Code that draws figures
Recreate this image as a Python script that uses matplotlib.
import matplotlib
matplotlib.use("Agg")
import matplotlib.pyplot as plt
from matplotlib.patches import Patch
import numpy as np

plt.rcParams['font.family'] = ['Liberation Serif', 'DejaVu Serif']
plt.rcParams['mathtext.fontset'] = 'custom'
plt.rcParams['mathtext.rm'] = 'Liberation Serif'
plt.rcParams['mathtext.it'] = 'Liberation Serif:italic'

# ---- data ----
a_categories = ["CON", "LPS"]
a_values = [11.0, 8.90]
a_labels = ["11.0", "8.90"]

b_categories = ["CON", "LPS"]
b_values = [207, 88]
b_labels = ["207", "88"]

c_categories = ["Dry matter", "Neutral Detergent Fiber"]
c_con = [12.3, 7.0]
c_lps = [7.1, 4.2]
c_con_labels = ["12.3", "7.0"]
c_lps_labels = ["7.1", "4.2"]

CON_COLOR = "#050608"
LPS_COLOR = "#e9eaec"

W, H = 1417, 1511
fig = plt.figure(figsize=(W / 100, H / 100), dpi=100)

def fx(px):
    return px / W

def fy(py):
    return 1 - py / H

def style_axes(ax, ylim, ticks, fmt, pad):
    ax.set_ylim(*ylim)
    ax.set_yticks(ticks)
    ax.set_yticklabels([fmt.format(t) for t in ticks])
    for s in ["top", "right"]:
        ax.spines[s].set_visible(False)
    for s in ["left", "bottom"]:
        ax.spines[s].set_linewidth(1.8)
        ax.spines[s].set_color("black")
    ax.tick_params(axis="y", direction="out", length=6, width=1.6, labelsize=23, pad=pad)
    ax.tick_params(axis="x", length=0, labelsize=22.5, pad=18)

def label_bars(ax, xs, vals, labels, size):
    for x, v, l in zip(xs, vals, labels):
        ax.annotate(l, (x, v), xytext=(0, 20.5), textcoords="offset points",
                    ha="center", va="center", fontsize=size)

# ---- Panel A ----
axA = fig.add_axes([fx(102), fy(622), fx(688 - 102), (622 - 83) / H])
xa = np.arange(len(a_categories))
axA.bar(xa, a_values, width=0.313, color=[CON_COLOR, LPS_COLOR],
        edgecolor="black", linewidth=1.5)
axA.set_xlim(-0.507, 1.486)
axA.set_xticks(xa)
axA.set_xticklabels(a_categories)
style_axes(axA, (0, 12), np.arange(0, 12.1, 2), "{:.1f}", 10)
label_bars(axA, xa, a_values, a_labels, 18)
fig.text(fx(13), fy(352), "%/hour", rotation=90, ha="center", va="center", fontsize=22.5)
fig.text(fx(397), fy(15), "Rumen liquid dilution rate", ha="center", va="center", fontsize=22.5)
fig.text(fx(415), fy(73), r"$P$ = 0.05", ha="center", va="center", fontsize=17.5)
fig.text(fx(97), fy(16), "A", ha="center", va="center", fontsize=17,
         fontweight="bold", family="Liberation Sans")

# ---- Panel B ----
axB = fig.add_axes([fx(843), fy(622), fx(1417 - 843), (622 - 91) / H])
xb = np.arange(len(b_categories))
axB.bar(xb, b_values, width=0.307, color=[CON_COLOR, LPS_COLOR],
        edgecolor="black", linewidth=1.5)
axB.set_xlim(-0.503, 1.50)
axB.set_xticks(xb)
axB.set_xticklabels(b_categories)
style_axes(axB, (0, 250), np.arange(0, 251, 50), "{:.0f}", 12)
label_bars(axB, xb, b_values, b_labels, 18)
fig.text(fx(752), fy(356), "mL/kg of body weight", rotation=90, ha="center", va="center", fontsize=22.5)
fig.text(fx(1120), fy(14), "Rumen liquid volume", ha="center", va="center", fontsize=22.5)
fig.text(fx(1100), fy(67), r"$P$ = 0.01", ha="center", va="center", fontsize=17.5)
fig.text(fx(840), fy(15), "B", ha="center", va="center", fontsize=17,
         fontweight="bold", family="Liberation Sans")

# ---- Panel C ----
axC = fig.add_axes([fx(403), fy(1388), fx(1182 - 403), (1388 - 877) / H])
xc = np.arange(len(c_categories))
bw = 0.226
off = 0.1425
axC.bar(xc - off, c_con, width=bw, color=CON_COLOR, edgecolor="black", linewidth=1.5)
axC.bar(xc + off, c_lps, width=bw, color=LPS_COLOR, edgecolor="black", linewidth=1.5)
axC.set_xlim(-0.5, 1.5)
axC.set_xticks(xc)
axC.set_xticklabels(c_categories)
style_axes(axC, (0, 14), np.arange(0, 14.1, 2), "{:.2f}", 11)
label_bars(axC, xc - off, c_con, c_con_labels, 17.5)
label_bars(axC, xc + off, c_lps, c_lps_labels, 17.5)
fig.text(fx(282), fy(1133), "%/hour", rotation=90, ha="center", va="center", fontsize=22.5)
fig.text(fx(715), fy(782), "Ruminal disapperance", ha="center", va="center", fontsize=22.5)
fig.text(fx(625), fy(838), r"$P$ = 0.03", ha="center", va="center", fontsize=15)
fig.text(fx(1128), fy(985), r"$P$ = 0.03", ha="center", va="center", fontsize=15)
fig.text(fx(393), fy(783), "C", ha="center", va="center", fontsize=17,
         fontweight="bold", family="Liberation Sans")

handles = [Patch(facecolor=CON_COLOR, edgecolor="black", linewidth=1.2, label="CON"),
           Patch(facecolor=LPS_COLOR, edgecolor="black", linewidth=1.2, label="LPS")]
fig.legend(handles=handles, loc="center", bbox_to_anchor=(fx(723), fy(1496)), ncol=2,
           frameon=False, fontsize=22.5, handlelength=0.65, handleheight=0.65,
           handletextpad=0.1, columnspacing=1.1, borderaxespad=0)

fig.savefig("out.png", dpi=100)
--
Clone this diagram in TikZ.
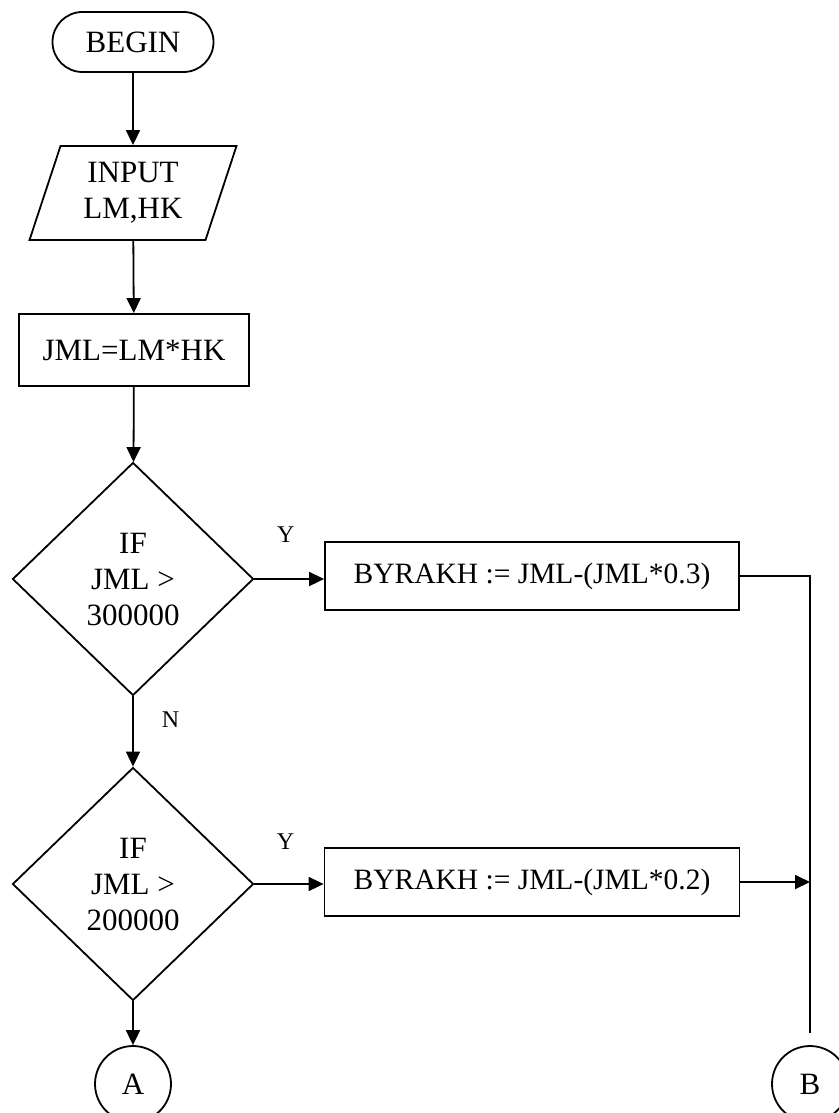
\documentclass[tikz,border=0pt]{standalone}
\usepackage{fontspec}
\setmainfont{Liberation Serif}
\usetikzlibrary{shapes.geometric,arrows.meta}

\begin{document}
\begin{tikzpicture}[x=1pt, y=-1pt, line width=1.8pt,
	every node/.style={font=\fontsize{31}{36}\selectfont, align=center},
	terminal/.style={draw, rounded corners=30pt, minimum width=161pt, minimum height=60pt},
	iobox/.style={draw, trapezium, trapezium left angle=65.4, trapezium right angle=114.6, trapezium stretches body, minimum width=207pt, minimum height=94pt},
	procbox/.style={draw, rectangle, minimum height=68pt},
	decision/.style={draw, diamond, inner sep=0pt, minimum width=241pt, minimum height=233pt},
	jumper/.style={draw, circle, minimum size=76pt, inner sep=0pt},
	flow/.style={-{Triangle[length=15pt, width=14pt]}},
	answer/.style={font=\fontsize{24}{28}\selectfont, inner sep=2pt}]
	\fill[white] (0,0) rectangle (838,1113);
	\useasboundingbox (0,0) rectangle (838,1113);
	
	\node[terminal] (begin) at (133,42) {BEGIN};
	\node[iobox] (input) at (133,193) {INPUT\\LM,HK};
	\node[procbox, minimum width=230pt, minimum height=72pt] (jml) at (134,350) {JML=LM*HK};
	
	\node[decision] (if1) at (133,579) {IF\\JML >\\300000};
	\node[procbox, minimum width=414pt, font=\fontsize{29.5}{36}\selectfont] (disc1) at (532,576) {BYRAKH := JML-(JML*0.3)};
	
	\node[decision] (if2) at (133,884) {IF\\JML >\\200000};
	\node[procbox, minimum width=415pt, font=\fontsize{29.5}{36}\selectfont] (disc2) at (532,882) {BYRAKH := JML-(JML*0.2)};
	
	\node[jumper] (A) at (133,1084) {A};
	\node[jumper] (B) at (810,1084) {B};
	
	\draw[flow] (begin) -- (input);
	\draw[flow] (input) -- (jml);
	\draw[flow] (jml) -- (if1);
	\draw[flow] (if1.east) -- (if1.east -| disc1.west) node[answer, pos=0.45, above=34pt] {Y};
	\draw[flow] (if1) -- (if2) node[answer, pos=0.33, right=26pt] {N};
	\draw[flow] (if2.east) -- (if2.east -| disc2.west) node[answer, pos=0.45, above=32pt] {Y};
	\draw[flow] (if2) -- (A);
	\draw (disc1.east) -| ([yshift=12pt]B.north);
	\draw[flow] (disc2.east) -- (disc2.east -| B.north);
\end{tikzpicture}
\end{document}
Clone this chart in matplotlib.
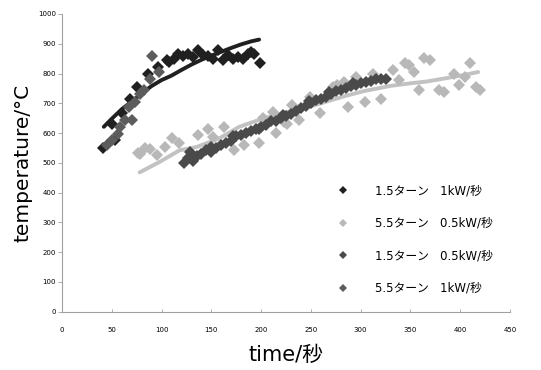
---
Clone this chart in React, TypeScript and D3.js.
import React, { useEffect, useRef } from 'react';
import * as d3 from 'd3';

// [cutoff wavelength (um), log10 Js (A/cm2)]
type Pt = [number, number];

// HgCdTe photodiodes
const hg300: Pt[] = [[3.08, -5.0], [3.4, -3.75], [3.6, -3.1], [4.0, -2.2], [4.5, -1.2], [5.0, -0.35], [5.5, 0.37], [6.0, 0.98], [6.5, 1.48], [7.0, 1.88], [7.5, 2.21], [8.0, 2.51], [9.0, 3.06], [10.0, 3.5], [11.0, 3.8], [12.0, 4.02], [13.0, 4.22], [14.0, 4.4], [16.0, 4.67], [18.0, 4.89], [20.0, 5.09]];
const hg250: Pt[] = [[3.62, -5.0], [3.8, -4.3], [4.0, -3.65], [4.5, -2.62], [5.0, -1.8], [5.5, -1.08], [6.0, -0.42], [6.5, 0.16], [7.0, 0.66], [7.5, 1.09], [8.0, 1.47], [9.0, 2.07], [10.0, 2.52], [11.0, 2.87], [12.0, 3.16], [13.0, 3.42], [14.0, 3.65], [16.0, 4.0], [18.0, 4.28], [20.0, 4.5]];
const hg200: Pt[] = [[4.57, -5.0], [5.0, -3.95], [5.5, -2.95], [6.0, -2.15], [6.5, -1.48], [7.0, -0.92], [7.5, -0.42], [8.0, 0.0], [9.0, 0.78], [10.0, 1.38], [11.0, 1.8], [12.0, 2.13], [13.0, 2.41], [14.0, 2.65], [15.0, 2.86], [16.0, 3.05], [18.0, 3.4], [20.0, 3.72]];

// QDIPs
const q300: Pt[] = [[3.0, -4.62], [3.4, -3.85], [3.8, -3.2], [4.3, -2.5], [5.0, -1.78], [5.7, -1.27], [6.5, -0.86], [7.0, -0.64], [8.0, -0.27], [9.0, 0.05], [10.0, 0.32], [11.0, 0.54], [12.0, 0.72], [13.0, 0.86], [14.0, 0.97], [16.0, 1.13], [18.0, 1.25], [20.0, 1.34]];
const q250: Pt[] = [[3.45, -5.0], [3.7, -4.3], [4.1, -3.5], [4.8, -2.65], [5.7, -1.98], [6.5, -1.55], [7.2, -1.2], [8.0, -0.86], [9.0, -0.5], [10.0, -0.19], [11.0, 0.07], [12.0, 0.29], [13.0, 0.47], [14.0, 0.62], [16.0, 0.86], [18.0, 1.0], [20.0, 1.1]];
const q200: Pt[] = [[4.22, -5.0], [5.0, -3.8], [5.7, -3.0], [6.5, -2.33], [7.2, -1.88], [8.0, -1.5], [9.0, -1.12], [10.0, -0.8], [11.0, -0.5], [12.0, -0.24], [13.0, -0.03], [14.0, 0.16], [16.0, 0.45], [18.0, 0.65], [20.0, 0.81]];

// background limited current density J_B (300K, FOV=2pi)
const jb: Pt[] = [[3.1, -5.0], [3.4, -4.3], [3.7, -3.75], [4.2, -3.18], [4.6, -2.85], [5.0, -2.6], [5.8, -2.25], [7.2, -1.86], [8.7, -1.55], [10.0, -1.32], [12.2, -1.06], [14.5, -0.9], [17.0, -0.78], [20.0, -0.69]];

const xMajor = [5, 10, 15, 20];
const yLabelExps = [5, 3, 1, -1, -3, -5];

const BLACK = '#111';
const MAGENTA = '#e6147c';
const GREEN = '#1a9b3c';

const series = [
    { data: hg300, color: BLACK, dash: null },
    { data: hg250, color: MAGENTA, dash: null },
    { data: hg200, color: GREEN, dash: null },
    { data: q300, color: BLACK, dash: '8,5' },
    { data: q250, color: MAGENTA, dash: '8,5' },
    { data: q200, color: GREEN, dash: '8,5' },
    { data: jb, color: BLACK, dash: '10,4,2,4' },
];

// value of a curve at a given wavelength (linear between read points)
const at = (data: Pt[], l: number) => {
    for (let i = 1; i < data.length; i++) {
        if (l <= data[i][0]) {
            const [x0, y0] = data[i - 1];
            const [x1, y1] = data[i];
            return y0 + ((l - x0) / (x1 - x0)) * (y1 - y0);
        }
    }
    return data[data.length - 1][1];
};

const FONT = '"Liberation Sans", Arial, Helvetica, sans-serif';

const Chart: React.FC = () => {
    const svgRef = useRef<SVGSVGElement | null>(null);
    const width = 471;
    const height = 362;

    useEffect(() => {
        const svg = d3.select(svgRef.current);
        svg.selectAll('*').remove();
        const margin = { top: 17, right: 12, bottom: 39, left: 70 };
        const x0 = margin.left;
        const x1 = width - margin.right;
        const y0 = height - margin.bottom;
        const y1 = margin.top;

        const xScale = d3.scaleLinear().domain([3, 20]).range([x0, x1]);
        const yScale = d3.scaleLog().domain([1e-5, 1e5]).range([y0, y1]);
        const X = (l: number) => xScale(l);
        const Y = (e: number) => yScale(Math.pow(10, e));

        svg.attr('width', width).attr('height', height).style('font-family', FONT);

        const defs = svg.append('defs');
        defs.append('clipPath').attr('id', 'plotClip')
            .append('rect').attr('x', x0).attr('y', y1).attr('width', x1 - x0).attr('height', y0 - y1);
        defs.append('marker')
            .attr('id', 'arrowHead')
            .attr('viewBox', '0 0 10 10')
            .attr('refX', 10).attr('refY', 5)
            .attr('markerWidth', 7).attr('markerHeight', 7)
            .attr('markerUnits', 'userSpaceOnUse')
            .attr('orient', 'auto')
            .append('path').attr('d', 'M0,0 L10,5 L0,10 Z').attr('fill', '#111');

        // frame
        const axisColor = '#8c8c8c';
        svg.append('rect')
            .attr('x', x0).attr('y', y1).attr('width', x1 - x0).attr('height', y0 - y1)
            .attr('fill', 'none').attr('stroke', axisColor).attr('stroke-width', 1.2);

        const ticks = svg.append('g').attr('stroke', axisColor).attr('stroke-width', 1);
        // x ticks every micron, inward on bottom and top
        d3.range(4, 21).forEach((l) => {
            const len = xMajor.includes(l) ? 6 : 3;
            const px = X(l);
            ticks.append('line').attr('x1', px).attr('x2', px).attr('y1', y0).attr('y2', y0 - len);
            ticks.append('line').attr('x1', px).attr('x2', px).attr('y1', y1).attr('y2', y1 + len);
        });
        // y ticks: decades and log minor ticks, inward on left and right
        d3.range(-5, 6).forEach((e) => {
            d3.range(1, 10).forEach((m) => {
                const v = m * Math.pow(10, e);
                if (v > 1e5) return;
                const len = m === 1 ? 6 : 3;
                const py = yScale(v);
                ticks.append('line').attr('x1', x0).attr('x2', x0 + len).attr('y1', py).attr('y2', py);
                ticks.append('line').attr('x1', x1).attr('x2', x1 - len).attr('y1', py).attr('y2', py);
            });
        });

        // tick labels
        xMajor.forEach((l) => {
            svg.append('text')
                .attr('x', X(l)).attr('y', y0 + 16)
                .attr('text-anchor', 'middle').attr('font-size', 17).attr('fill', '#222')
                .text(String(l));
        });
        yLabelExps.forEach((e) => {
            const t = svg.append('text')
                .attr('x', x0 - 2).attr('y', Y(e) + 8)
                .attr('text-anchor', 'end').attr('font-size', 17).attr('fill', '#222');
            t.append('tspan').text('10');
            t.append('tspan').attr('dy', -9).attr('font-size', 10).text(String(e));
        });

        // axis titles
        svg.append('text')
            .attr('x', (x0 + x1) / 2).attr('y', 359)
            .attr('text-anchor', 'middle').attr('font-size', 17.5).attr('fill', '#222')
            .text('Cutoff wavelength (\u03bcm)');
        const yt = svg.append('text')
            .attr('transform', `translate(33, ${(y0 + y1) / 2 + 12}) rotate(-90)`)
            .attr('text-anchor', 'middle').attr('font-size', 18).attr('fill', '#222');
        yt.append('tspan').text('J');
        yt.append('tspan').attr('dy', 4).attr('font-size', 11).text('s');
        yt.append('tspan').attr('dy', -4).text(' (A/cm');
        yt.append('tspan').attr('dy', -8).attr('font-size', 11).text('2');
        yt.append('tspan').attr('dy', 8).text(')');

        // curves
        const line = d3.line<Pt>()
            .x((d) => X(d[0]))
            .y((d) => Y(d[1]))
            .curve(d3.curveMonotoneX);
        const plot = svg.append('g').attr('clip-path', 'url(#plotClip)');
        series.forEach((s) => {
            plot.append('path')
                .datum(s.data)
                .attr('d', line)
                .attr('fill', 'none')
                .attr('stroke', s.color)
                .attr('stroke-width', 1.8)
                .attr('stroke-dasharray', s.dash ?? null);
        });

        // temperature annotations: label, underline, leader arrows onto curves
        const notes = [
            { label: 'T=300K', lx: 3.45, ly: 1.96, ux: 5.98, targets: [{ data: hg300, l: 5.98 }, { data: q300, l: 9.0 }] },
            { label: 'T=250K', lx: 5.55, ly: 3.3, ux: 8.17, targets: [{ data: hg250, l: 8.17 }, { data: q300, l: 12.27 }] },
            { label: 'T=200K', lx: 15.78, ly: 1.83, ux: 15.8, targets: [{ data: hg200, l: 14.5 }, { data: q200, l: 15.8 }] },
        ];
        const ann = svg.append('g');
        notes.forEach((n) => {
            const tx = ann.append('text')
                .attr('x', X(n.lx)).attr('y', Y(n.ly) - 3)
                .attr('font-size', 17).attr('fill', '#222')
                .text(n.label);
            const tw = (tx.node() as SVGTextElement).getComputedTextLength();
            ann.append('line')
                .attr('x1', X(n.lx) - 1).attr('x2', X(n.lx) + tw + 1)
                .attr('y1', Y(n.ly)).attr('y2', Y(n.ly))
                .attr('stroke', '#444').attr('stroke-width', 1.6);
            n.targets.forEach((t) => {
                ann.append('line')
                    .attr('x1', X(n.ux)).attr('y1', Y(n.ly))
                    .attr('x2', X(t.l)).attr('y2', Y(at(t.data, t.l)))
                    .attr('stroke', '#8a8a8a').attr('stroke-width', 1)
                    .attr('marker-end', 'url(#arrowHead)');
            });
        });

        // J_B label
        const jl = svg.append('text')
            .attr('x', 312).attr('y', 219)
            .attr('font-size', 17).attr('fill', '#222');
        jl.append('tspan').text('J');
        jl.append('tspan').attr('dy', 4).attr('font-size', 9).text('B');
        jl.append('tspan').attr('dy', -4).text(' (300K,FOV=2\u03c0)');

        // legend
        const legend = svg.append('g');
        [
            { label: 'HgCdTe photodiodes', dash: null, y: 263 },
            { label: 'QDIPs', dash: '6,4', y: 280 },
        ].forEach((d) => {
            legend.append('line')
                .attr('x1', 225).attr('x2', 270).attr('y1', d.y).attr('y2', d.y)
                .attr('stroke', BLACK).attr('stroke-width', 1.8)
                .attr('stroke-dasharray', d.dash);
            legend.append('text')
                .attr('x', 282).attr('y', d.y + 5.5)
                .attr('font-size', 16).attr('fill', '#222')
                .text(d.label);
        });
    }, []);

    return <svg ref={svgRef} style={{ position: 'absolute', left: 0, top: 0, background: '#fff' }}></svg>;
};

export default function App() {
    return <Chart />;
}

* **SET EXERCISE**
Your task is to retype the entries verbatim, starting with the line that holds "Clone this chart in React, TypeScript" and stopping after the line that holds "type Pt = [number, number];".

* **RESULT OF THE TASK**
Clone this chart in React, TypeScript and D3.js.
import React, { useEffect, useRef } from 'react';
import * as d3 from 'd3';

// [cutoff wavelength (um), log10 Js (A/cm2)]
type Pt = [number, number];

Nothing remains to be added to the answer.